We do want to remind institutions that removing the high school completion status requirement from the verification process has not in any way removed or altered an institution’s obligation under 34 CFR 668.16(p) to evaluate the validity of a student’s high school diploma if your institution has reason to believe that the high school diploma is not valid or was not obtained from an entity that provides secondary school education (For more information please refer to the FSA Handbook, Volume 1, Chapter 1).

Departmental Verification Selection

Traditionally, the Department used a Classification and Regression Trees model to select up to 30% of all FAFSA applicants for verification by considering which characteristics were most associated with risk of error or fraud. However, in October 2018 the Department started using a Machine Learning Model (MLM) to determine an efficient verification rate that reduced the burden on applicants, their families, and institutions while maintaining the value of improper payments of Title IV Federal student aid captured. So, beginning October 1, 2018, the Department verified 22% of FAFSA filers, an 8% decrease from the previous year.

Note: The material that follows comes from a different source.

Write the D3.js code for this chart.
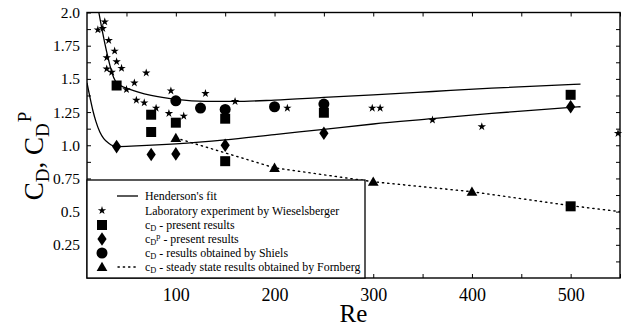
<!DOCTYPE html>
<html>
<head>
<meta charset="utf-8">
<script src="https://cdn.jsdelivr.net/npm/d3@7"></script>
<style>
  html, body { margin: 0; padding: 0; background: #fff; }
  svg { display: block; }
  text { font-family: "Liberation Serif", "Tinos", "Times New Roman", serif; fill: #000; }
</style>
</head>
<body>
<svg id="chart" width="624" height="327"></svg>
<script>
// Henderson's fit (upper curve: c_D, lower curve: c_D^p)
const hendersonCdRe = [22, 25, 28, 31, 34, 37, 40, 45, 52, 62, 75, 100, 130, 160, 200, 250, 300, 360, 420, 510];
const hendersonCd   = [2.0, 1.88, 1.77, 1.67, 1.58, 1.51, 1.47, 1.445, 1.425, 1.40, 1.375, 1.345, 1.33, 1.33, 1.34, 1.36, 1.38, 1.405, 1.43, 1.46];
const hendersonCpRe = [10, 13, 16, 19, 23, 27, 32, 36, 40, 60, 100, 150, 200, 250, 300, 360, 420, 510];
const hendersonCp   = [1.47, 1.36, 1.26, 1.18, 1.10, 1.05, 1.015, 0.997, 0.99, 0.995, 1.01, 1.04, 1.08, 1.12, 1.16, 1.20, 1.24, 1.29];

// Laboratory experiment by Wieselsberger
const wieselRe = [21, 26, 28, 30, 30, 32, 35, 38, 40, 45, 50, 58, 60, 68, 70, 80, 93, 95, 108, 130, 160, 213, 299, 307, 360, 410, 548];
const wieselCd = [1.87, 1.88, 1.93, 1.66, 1.575, 1.79, 1.55, 1.71, 1.63, 1.58, 1.42, 1.47, 1.34, 1.32, 1.545, 1.28, 1.24, 1.41, 1.22, 1.39, 1.33, 1.28, 1.28, 1.28, 1.19, 1.14, 1.09];

// c_D - present results
const presentCdRe = [40, 75, 75, 100, 150, 150, 250, 500, 500];
const presentCd   = [1.45, 1.23, 1.10, 1.17, 1.20, 0.88, 1.245, 1.38, 0.54];

// c_D^p - present results
const presentCpRe = [40, 75, 100, 150, 250, 500];
const presentCp   = [0.99, 0.93, 0.935, 1.0, 1.09, 1.29];

// c_D - results obtained by Shiels
const shielsRe = [100, 125, 150, 200, 250];
const shielsCd = [1.335, 1.28, 1.27, 1.29, 1.31];

// c_D - steady state results obtained by Fornberg (markers + dotted trend)
const fornbergRe = [100, 200, 300, 400];
const fornbergCd = [1.055, 0.83, 0.725, 0.65];
const fornbergTailRe = [500, 550];
const fornbergTailCd = [0.545, 0.50];

// Axis ticks
const xTickLabels = [100, 200, 300, 400, 500];
const yTickLabels = ["0.25", "0.5", "0.75", "1.0", "1.25", "1.5", "1.75", "2.0"];

const svg = d3.select("#chart");
const L = 87, R = 620, T = 12.5, B = 278;

const x = d3.scaleLinear().domain([10, 550]).range([L, R]);
const y = d3.scaleLinear().domain([0, 2]).range([B, T]);

const zip = (a, b) => a.map((v, i) => [v, b[i]]);

// clip region for plotted marks
svg.append("defs").append("clipPath").attr("id", "plotClip")
  .append("rect").attr("x", L).attr("y", T).attr("width", R - L).attr("height", B - T);

const plot = svg.append("g").attr("clip-path", "url(#plotClip)");

const line = d3.line().x(d => x(d[0])).y(d => y(d[1])).curve(d3.curveMonotoneX);

plot.append("path").datum(zip(hendersonCdRe, hendersonCd))
  .attr("d", line).attr("fill", "none").attr("stroke", "#000").attr("stroke-width", 1.3);
plot.append("path").datum(zip(hendersonCpRe, hendersonCp))
  .attr("d", line).attr("fill", "none").attr("stroke", "#000").attr("stroke-width", 1.3);

const lin = d3.line().x(d => x(d[0])).y(d => y(d[1]));
plot.append("path")
  .datum(zip(fornbergRe.concat(fornbergTailRe), fornbergCd.concat(fornbergTailCd)))
  .attr("d", lin).attr("fill", "none").attr("stroke", "#000")
  .attr("stroke-width", 1.4).attr("stroke-dasharray", "1.3 4").attr("stroke-linecap", "round");

// marker shapes
const starPath = d3.symbol().type(d3.symbolStar).size(22)();
const squarePath = d3.symbol().type(d3.symbolSquare).size(100)();
const circlePath = d3.symbol().type(d3.symbolCircle).size(95)();
const trianglePath = d3.symbol().type(d3.symbolTriangle).size(50)();
const diamondPath = "M0,-6.8L4.6,0L0,6.8L-4.6,0Z";

function markers(g, xs, ys, path, dy) {
  g.selectAll(null).data(zip(xs, ys)).enter().append("path")
    .attr("d", path)
    .attr("transform", d => `translate(${x(d[0])},${y(d[1]) + (dy || 0)})`)
    .attr("fill", "#000");
}

const pts = svg.append("g");
markers(pts, wieselRe, wieselCd, starPath);
markers(pts, presentCdRe, presentCd, squarePath);
markers(pts, presentCpRe, presentCp, diamondPath);
markers(pts, shielsRe, shielsCd, circlePath);
markers(pts, fornbergRe, fornbergCd, trianglePath, 1);

// axes with inward ticks
const minorX = d3.range(50, 551, 50);
const minorY = d3.range(0.125, 2.0, 0.125);

const xAxisB = svg.append("g").attr("transform", `translate(0,${B})`)
  .call(d3.axisBottom(x).tickValues(minorX).tickSize(-4).tickPadding(10)
    .tickFormat(d => xTickLabels.includes(d) ? d : ""));
const xAxisT = svg.append("g").attr("transform", `translate(0,${T})`)
  .call(d3.axisTop(x).tickValues(minorX).tickSize(-4).tickFormat(""));
const yAxisL = svg.append("g").attr("transform", `translate(${L},0)`)
  .call(d3.axisLeft(y).tickValues(minorY.concat([2.0])).tickSize(-4).tickPadding(7)
    .tickFormat(d => {
      const s = yTickLabels.find(t => Math.abs(+t - d) < 1e-6);
      return s || "";
    }));
const yAxisR = svg.append("g").attr("transform", `translate(${R},0)`)
  .call(d3.axisRight(y).tickValues(minorY).tickSize(-4).tickFormat(""));

[xAxisB, xAxisT, yAxisL, yAxisR].forEach(g => {
  g.attr("font-family", null);
  g.select(".domain").remove();
  g.selectAll(".tick line").attr("stroke", "#000").attr("stroke-width", 1);
  g.selectAll("text").attr("fill", "#000");
});
xAxisB.selectAll("text").attr("font-size", 18);
yAxisL.selectAll("text").attr("font-size", 15.5);

// frame
svg.append("rect").attr("x", L).attr("y", T).attr("width", R - L).attr("height", B - T)
  .attr("fill", "none").attr("stroke", "#000").attr("stroke-width", 1.4);

// axis titles
svg.append("text").attr("x", (L + R) / 2).attr("y", 322).attr("text-anchor", "middle")
  .attr("font-size", 25).text("Re");

const yt = svg.append("text").attr("transform", "translate(43,156) rotate(-90)")
  .attr("text-anchor", "middle").attr("font-size", 27);
yt.append("tspan").text("C");
yt.append("tspan").attr("font-size", 19).attr("dy", 6).text("D");
yt.append("tspan").attr("dy", -6).text(", C");
yt.append("tspan").attr("font-size", 19).attr("dy", 6).text("D");
yt.append("tspan").attr("font-size", 19).attr("dy", -18).attr("dx", 1).text("P");

// legend
const lg = svg.append("g");
lg.append("rect").attr("x", L).attr("y", 180).attr("width", 365 - L).attr("height", B - 180)
  .attr("fill", "#fff").attr("stroke", "#000").attr("stroke-width", 1.3);

const rows = [196, 210.5, 225, 239, 253, 267];
const sx = 102, tx = 145;
lg.append("line").attr("x1", 117).attr("x2", 138).attr("y1", rows[0]).attr("y2", rows[0])
  .attr("stroke", "#000").attr("stroke-width", 1.3);
lg.append("path").attr("d", starPath).attr("transform", `translate(${sx},${rows[1]})`);
lg.append("path").attr("d", squarePath).attr("transform", `translate(${sx},${rows[2]})`);
lg.append("path").attr("d", diamondPath).attr("transform", `translate(${sx},${rows[3]})`);
lg.append("path").attr("d", circlePath).attr("transform", `translate(${sx},${rows[4]})`);
lg.append("path").attr("d", trianglePath).attr("transform", `translate(${sx},${rows[5] + 1})`);
lg.append("line").attr("x1", 118).attr("x2", 138).attr("y1", rows[5]).attr("y2", rows[5])
  .attr("stroke", "#000").attr("stroke-width", 1.4).attr("stroke-dasharray", "1.3 4")
  .attr("stroke-linecap", "round");

const fs = 11.9;
function legendText(yy, parts) {
  const t = lg.append("text").attr("x", tx).attr("y", yy + 4).attr("font-size", fs);
  parts.forEach(p => {
    const s = t.append("tspan").text(p.t);
    if (p.sub) s.attr("font-size", 8.3).attr("dy", 2);
    if (p.sup) s.attr("font-size", 8.3).attr("dy", -6);
    if (p.back) s.attr("dy", p.back);
  });
}
legendText(rows[0], [{ t: "Henderson's fit" }]);
legendText(rows[1], [{ t: "Laboratory experiment by Wieselsberger" }]);
legendText(rows[2], [{ t: "c" }, { t: "D", sub: true }, { t: " - present results", back: -2 }]);
legendText(rows[3], [{ t: "c" }, { t: "D", sub: true }, { t: "p", sup: true }, { t: " - present results", back: 4 }]);
legendText(rows[4], [{ t: "c" }, { t: "D", sub: true }, { t: " - results obtained by Shiels", back: -2 }]);
legendText(rows[5], [{ t: "c" }, { t: "D", sub: true }, { t: " - steady state results obtained by Fornberg", back: -2 }]);
</script>
</body>
</html>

The Department conducted a cost-benefit analysis in 2020, and the results demonstrated that if the Department verified above 18% of FAFSA filers, the costs of doing so would exceed the benefits. Therefore, in October 2020 the verification rate was further reduced to 18%, a reduction of 4% from the previous rate. The MLM will be retrained yearly and serve as a tool to continue reducing the burden of verification while responsibly controlling for improper payments of Title IV Federal student aid.

The Central Processing System (CPS) will set a Verification Tracking Flag on the Institutional Student Information Record (ISIR) indicating when an applicant is selected by the Department for verification. The ISIR will also indicate the Verification Tracking Group for the applicant. The Verification Tracking Group provides which FAFSA data elements institutions are required to verify to determine eligibility for Title IV Federal student aid.

Suggested Verification Text

In APPENDIX A, we provide the suggested text for each of the 2022–2023 verification items in the September 1, 2021, Federal Register notice. While use by an institution of the suggested text fulfills the regulatory verification requirements, institutions are not required to use the Department’s suggested text and formats, except as noted below. Instead, institutions may develop and use their own text, forms, documents, statements, and certifications that are specific to the items required to be verified for a particular student or group of students. The one exception is that institutions must use the exact language in the "Statement of Educational Purpose" in APPENDIX A for students who are placed in Verification Tracking Groups V4 or V5.

We suggest that each page of an institutionally developed verification document include appropriate headings and numbering that identify the item(s) being verified. Institutions should ensure that the verification document collects the student’s name, ID number, and other identifying information, and that each page is identified as belonging to that student. Also, institutions may have difficulty matching the tax account information with the student because the last names may be different or because portions of the tax filer’s identifiers are redacted. Therefore, we recommend that institutions advise students to write their own name on the tax information prior to submitting it to the institution. The verification document should include any special instructions necessary so that students will know when and how documents are to be submitted to the institution. Institutions are reminded that documentation obtained as part of the verification process must be maintained at the institution for at least the required Title IV record retention period as outlined in Volume 2 of the Federal Student Aid Handbook.

With your support, we are confident that together we can continue to reduce the burden of verification on applicants, their families, and institutions while maintaining the integrity of the Title IV Federal student aid programs.